Starting from the top of the material, restate each line exactly until the line that contains "from bokeh.transform import transform", which is also copied. Pictures are excluded.
++++++++++
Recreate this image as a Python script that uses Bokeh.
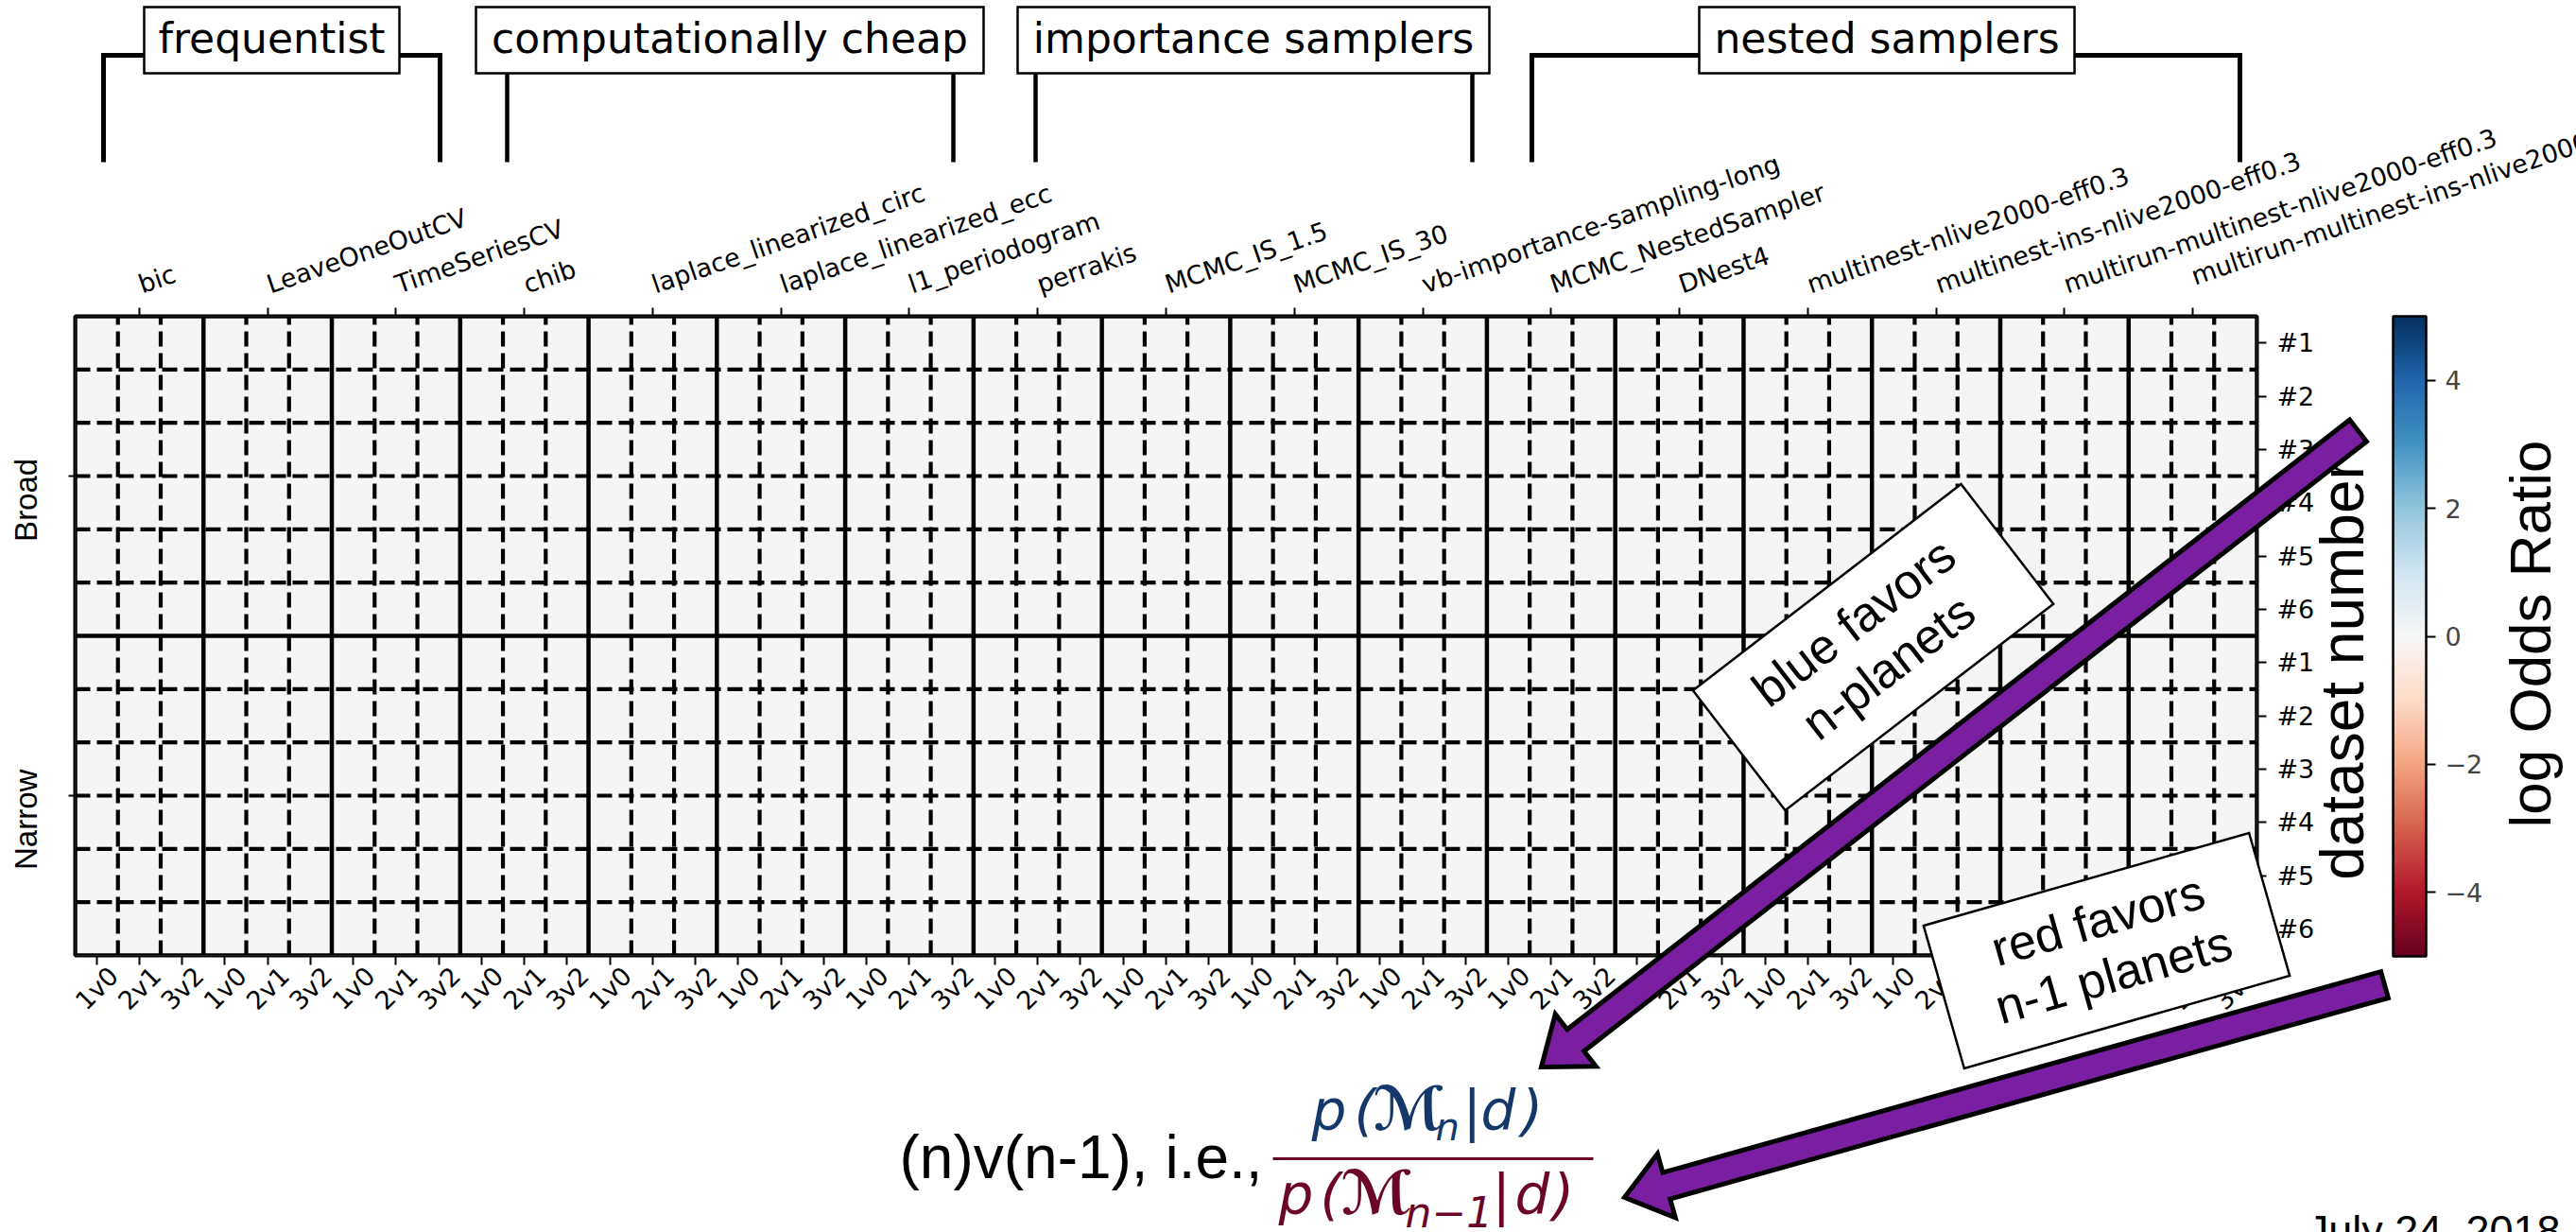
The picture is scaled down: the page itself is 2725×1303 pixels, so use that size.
import math

import numpy as np
from bokeh.core.properties import value
from bokeh.embed import file_html
from bokeh.models import (ColorBar, ColumnDataSource, CustomJSTickFormatter, FixedTicker, GridBox,
                          LinearAxis, LinearColorMapper, Range1d)
from bokeh.plotting import figure
from bokeh.resources import INLINE
from bokeh.transform import transform

# ---------------- data ----------------
methods = [
    "bic", "LeaveOneOutCV", "TimeSeriesCV", "chib",
    "laplace_linearized_circ", "laplace_linearized_ecc", "l1_periodogram", "perrakis",
    "MCMC_IS_1.5", "MCMC_IS_30", "vb-importance-sampling-long",
    "MCMC_NestedSampler", "DNest4",
    "multinest-nlive2000-eff0.3", "multinest-ins-nlive2000-eff0.3",
    "multirun-multinest-nlive2000-eff0.3", "multirun-multinest-ins-nlive2000-eff0.3",
]
comparisons = ["1v0", "2v1", "3v2"]
prior_sets = ["Broad", "Narrow"]
datasets = ["#1", "#2", "#3", "#4", "#5", "#6"]
method_families = ["frequentist", "computationally cheap", "importance samplers", "nested samplers"]
odds_ticks = [-4, -2, 0, 2, 4]
odds_low, odds_high = -5.0, 5.0
# rows: (prior set, dataset); columns: (method, comparison).
# No log odds ratio has been entered yet, so every cell is missing.
log_odds_ratio = np.full((len(prior_sets) * len(datasets), len(methods) * len(comparisons)), np.nan)

# ---------------- colours ----------------
RDBU_ANCHORS = ["#67001f", "#b2182b", "#d6604d", "#f4a582", "#fddbc7", "#f7f7f7",
                "#d1e5f0", "#92c5de", "#4393c3", "#2166ac", "#053061"]


def smooth_palette(anchors, n=256):
    rgb = np.array([[int(h[i:i + 2], 16) for i in (1, 3, 5)] for h in anchors], float)
    t = np.linspace(0, 1, n)
    s = np.linspace(0, 1, len(anchors))
    cols = np.column_stack([np.interp(t, s, rgb[:, k]) for k in range(3)])
    return ["#%02x%02x%02x" % tuple(int(round(v)) for v in c) for c in cols]


rdbu = smooth_palette(RDBU_ANCHORS)
PURPLE = "#7b1fa2"
NAVY = "#15386a"
MAROON = "#6b0626"

# ---------------- page geometry ----------------
W, H = 2725, 1303
FL, FR, FT, FB = 79, 2387, 334, 1010      # heatmap frame edges on the page

n_rows, n_cols = log_odds_ratio.shape

p = figure(width=W, height=H, output_backend="svg", toolbar_location=None,
           x_range=Range1d(-0.5, n_cols - 0.5), y_range=Range1d(n_rows - 0.5, -0.5),
           x_axis_type=None, y_axis_type=None,
           min_border_left=FL, min_border_right=W - FR, min_border_top=FT, min_border_bottom=H - FB,
           background_fill_color="#f5f5f5", border_fill_color="white",
           outline_line_color="black", outline_line_width=4)

# ---------------- heatmap cells ----------------
mapper = LinearColorMapper(palette=rdbu, low=odds_low, high=odds_high, nan_color="#f5f5f5")
rr, cc = np.meshgrid(np.arange(n_rows), np.arange(n_cols), indexing="ij")
cells = ColumnDataSource(dict(col=cc.ravel(), row=rr.ravel(), value=log_odds_ratio.ravel()))
p.rect(x="col", y="row", width=1, height=1, source=cells,
       fill_color=transform("value", mapper), line_color=None)

# cell separators: solid between methods / prior sets, dashed elsewhere
per_method = len(comparisons)
per_prior = len(datasets)
xb = np.arange(n_cols + 1) - 0.5
yb = np.arange(n_rows + 1) - 0.5
x_solid = [b for k, b in enumerate(xb) if k % per_method == 0]
x_dash = [b for k, b in enumerate(xb) if k % per_method]
y_solid = [b for k, b in enumerate(yb) if k % per_prior == 0]
y_dash = [b for k, b in enumerate(yb) if k % per_prior]
p.segment(x0=x_dash, y0=n_rows - 0.5, x1=x_dash, y1=-0.5, line_color="black", line_width=4.2, line_dash="16 7")
p.segment(x0=-0.5, y0=y_dash, x1=n_cols - 0.5, y1=y_dash, line_color="black", line_width=4.2, line_dash="16 7")
p.segment(x0=x_solid, y0=-0.5, x1=x_solid, y1=n_rows - 0.5, line_color="black", line_width=4.5)
p.segment(x0=-0.5, y0=y_solid, x1=n_cols - 0.5, y1=y_solid, line_color="black", line_width=4.5)

# ---------------- axes ----------------
TICK_FONT = "DejaVu Sans"
TICK_SIZE = "27px"
blank = CustomJSTickFormatter(code="return ''")


def style_axis(ax, tick_out, standoff, size=TICK_SIZE, font=TICK_FONT):
    ax.axis_line_color = None
    ax.major_tick_in = 0
    ax.major_tick_out = tick_out
    ax.major_tick_line_width = 2
    ax.major_tick_line_color = "black"
    ax.minor_tick_line_color = None
    ax.major_label_standoff = standoff
    ax.major_label_text_font = font
    ax.major_label_text_font_size = size
    ax.major_label_text_color = "black"


# methods along the top, one tick per method block; the last name runs off
# the page edge, so it is written on the annotation layer further down
method_centers = [per_method * i + 1 for i in range(len(methods))]
top_names = {c: m for c, m in zip(method_centers, methods)}
top_names[method_centers[-1]] = ""
top = LinearAxis(ticker=FixedTicker(ticks=method_centers), major_label_overrides=top_names,
                 major_label_orientation=math.radians(19))
style_axis(top, 9, 24)
p.add_layout(top, "above")

# comparisons along the bottom: tick marks on one axis, labels on a second one
col_centers = list(range(n_cols))
bottom_ticks = LinearAxis(ticker=FixedTicker(ticks=col_centers), formatter=blank)
style_axis(bottom_ticks, 10, 0, size="0px")
p.add_layout(bottom_ticks, "below")
shift_cols = 0.4
p.extra_x_ranges = {"cmp": Range1d(-0.5 - shift_cols, n_cols - 0.5 - shift_cols)}
bottom_labels = LinearAxis(x_range_name="cmp", ticker=FixedTicker(ticks=col_centers),
                           major_label_overrides={j: comparisons[j % per_method] for j in col_centers},
                           major_label_orientation=math.pi / 4)
style_axis(bottom_labels, 0, 7)
p.add_layout(bottom_labels, "below")

# dataset numbers on the right
row_centers = list(range(n_rows))
right = LinearAxis(ticker=FixedTicker(ticks=row_centers),
                   major_label_overrides={r: datasets[r % per_prior] for r in row_centers})
style_axis(right, 10, 11)
p.add_layout(right, "right")

# prior sets on the left: tick marks at block centres, labels on a second axis
prior_centers = [per_prior * k + (per_prior - 1) / 2 for k in range(len(prior_sets))]
left_ticks = LinearAxis(ticker=FixedTicker(ticks=prior_centers), formatter=blank)
style_axis(left_ticks, 7, 0, size="0px")
p.add_layout(left_ticks, "left")
shift_rows = 0.45
c0 = prior_centers[0] + shift_rows
p.extra_y_ranges = {"prior": Range1d((n_rows - 0.5 - c0) / per_prior, (-0.5 - c0) / per_prior)}
left_labels = LinearAxis(y_range_name="prior", ticker=FixedTicker(ticks=list(range(len(prior_sets)))),
                         major_label_overrides={k: s for k, s in enumerate(prior_sets)},
                         major_label_orientation="vertical")
style_axis(left_labels, 0, 26, size="33px", font="Liberation Sans")
p.add_layout(left_labels, "left")

# ---------------- colour bar ----------------
cb = ColorBar(color_mapper=mapper, orientation="vertical", width=35, height=677,
              location=(2531 - FL, FB - 1011), padding=0, margin=0,
              ticker=FixedTicker(ticks=odds_ticks),
              major_label_overrides={t: (f"\u2212{abs(t)}" if t < 0 else str(t)) for t in odds_ticks},
              major_tick_in=0, major_tick_out=10, major_tick_line_color="black", major_tick_line_width=2,
              minor_tick_line_color=None, bar_line_color="black", bar_line_width=2.5,
              label_standoff=10, major_label_text_font=TICK_FONT, major_label_text_font_size=TICK_SIZE,
              background_fill_color=None, border_line_color=None)
p.add_layout(cb, "center")

# ---------------- transparent layer for page annotations ----------------
# its ranges are page pixels, y pointing down; its frame is the whole page
ov = figure(frame_width=W, frame_height=H, output_backend="svg", toolbar_location=None,
            x_range=Range1d(0, W), y_range=Range1d(H, 0),
            x_axis_type=None, y_axis_type=None, min_border=0,
            background_fill_color=None, border_fill_color=None, outline_line_color=None)
for fig in (p, ov):
    try:
        fig.frame_align = False
    except AttributeError:
        pass

BASELINE_LIFT = 0.3   # em; lifts the drawn baseline onto the requested one


def text(x, y, s, size, font="Liberation Sans", color="black", align="left",
         angle=0.0, style="normal"):
    x -= BASELINE_LIFT * size * math.sin(angle)
    y -= BASELINE_LIFT * size * math.cos(angle)
    ov.text(x=[x], y=[y], text=[s], text_font=value(font), text_font_size=value(f"{size}px"),
            text_color=color, text_align=align, text_baseline="alphabetic", angle=angle,
            text_font_style=style)


def polygon(pts, fill, line="black", lw=2.5):
    ov.patch(x=[q[0] for q in pts], y=[q[1] for q in pts], fill_color=fill,
             line_color=line, line_width=lw, line_join="miter")


def polyline(pts, lw=4.5, color="black", cap="butt"):
    ov.line(x=[q[0] for q in pts], y=[q[1] for q in pts], line_color=color,
            line_width=lw, line_join="miter", line_cap=cap)


def rotated_rect(cx, cy, w, h, deg):
    a = math.radians(deg)
    ux, uy = math.cos(a), -math.sin(a)       # along the text
    dx, dy = math.sin(a), math.cos(a)        # towards the bottom of the text
    return [(cx + sw * w / 2 * ux + sh * h / 2 * dx, cy + sw * w / 2 * uy + sh * h / 2 * dy)
            for sw, sh in ((-1, -1), (1, -1), (1, 1), (-1, 1))]


def boxed_lines(cx, cy, w, h, deg, lines, size=52):
    polygon(rotated_rect(cx, cy, w, h, deg), "white", lw=2.5)
    a = math.radians(deg)
    dx, dy = math.sin(a), math.cos(a)
    for off, s in zip((-18, 42), lines):
        text(cx + off * dx, cy + off * dy, s, size, align="center", angle=a)


def fancy_arrow(tail, tip, half_shaft=14.5, head_len=46, half_head=35):
    (tx, ty), (px, py) = tail, tip
    L = math.hypot(px - tx, py - ty)
    ux, uy = (px - tx) / L, (py - ty) / L
    nx, ny = -uy, ux
    bx, by = px - head_len * ux, py - head_len * uy
    pts = [(tx + half_shaft * nx, ty + half_shaft * ny), (bx + half_shaft * nx, by + half_shaft * ny),
           (bx + half_head * nx, by + half_head * ny), (px, py),
           (bx - half_head * nx, by - half_head * ny), (bx - half_shaft * nx, by - half_shaft * ny),
           (tx - half_shaft * nx, ty - half_shaft * ny)]
    polygon(pts, PURPLE, lw=5)


# last method name, continuing past the right edge of the page
col_w = (FR - FL) / n_cols
text(FL + (method_centers[-1] + 0.5) * col_w + 2, 300, methods[-1], 27, font=TICK_FONT,
     angle=math.radians(19))

# method family brackets
polyline([(109, 171), (109, 58), (465, 58), (465, 171)], lw=5)
polyline([(536, 77), (536, 171)])
polyline([(1008, 77), (1008, 171)])
polyline([(1095, 77), (1095, 171)])
polyline([(1557, 77), (1557, 171)])
polyline([(1620, 171), (1620, 58), (2369, 58), (2369, 171)], lw=5)
for (x0, x1), name in zip([(152, 422), (503, 1040), (1076, 1575), (1797, 2194)], method_families):
    polygon([(x0, 7), (x1, 7), (x1, 77), (x0, 77)], "white", lw=2.5)
    text((x0 + x1) / 2, 53, name, 44, font="DejaVu Sans", align="center")

# axis titles drawn as rotated text
text(2497, 708, "dataset number", 64, align="center", angle=math.pi / 2)
text(2695, 670, "log Odds Ratio", 62, align="center", angle=math.pi / 2)

# explanation boxes and arrows
boxed_lines(1981, 684, 358, 160, 37.6, ["blue favors", "n-planets"])
boxed_lines(2228, 1005, 358, 157, 15.9, ["red favors", "n-1 planets"])
fancy_arrow((2494, 455), (1630, 1128))
fancy_arrow((2522, 1041), (1718, 1266))

# ratio definition
text(951, 1243, "(n)v(n-1), i.e.,", 64)
for x, s in [(1387, "p"), (1432, "("), (1547, "|"), (1566, "d"), (1609, ")")]:
    text(x, 1192, s, 58, font="DejaVu Sans", color=NAVY, style="italic")
text(1452, 1192, "\u2133", 64, font="DejaVu Sans", color=NAVY, style="bold")
text(1518, 1203, "n", 40, font="DejaVu Sans", color=NAVY, style="italic")
polyline([(1346, 1225), (1685, 1225)], lw=3, color=MAROON)
for x, s in [(1352, "p"), (1396, "("), (1578, "|"), (1602, "d"), (1642, ")")]:
    text(x, 1281, s, 58, font="DejaVu Sans", color=MAROON, style="italic")
text(1418, 1281, "\u2133", 64, font="DejaVu Sans", color=MAROON, style="bold")
text(1486, 1295, "n\u22121", 44, font="DejaVu Sans", color=MAROON, style="italic")

text(2708, 1314, "July 24, 2018", 45, align="right")

# heatmap underneath, annotation layer stacked on top of it in the same grid cell
page = GridBox(children=[(p, 0, 0), (ov, 0, 0)])
open("out.html", "w").write(file_html(page, INLINE))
++++++++++
▶ **Answer**:
Recreate this image as a Python script that uses Bokeh.
The picture is scaled down: the page itself is 2725×1303 pixels, so use that size.
import math

import numpy as np
from bokeh.core.properties import value
from bokeh.embed import file_html
from bokeh.models import (ColorBar, ColumnDataSource, CustomJSTickFormatter, FixedTicker, GridBox,
                          LinearAxis, LinearColorMapper, Range1d)
from bokeh.plotting import figure
from bokeh.resources import INLINE
from bokeh.transform import transform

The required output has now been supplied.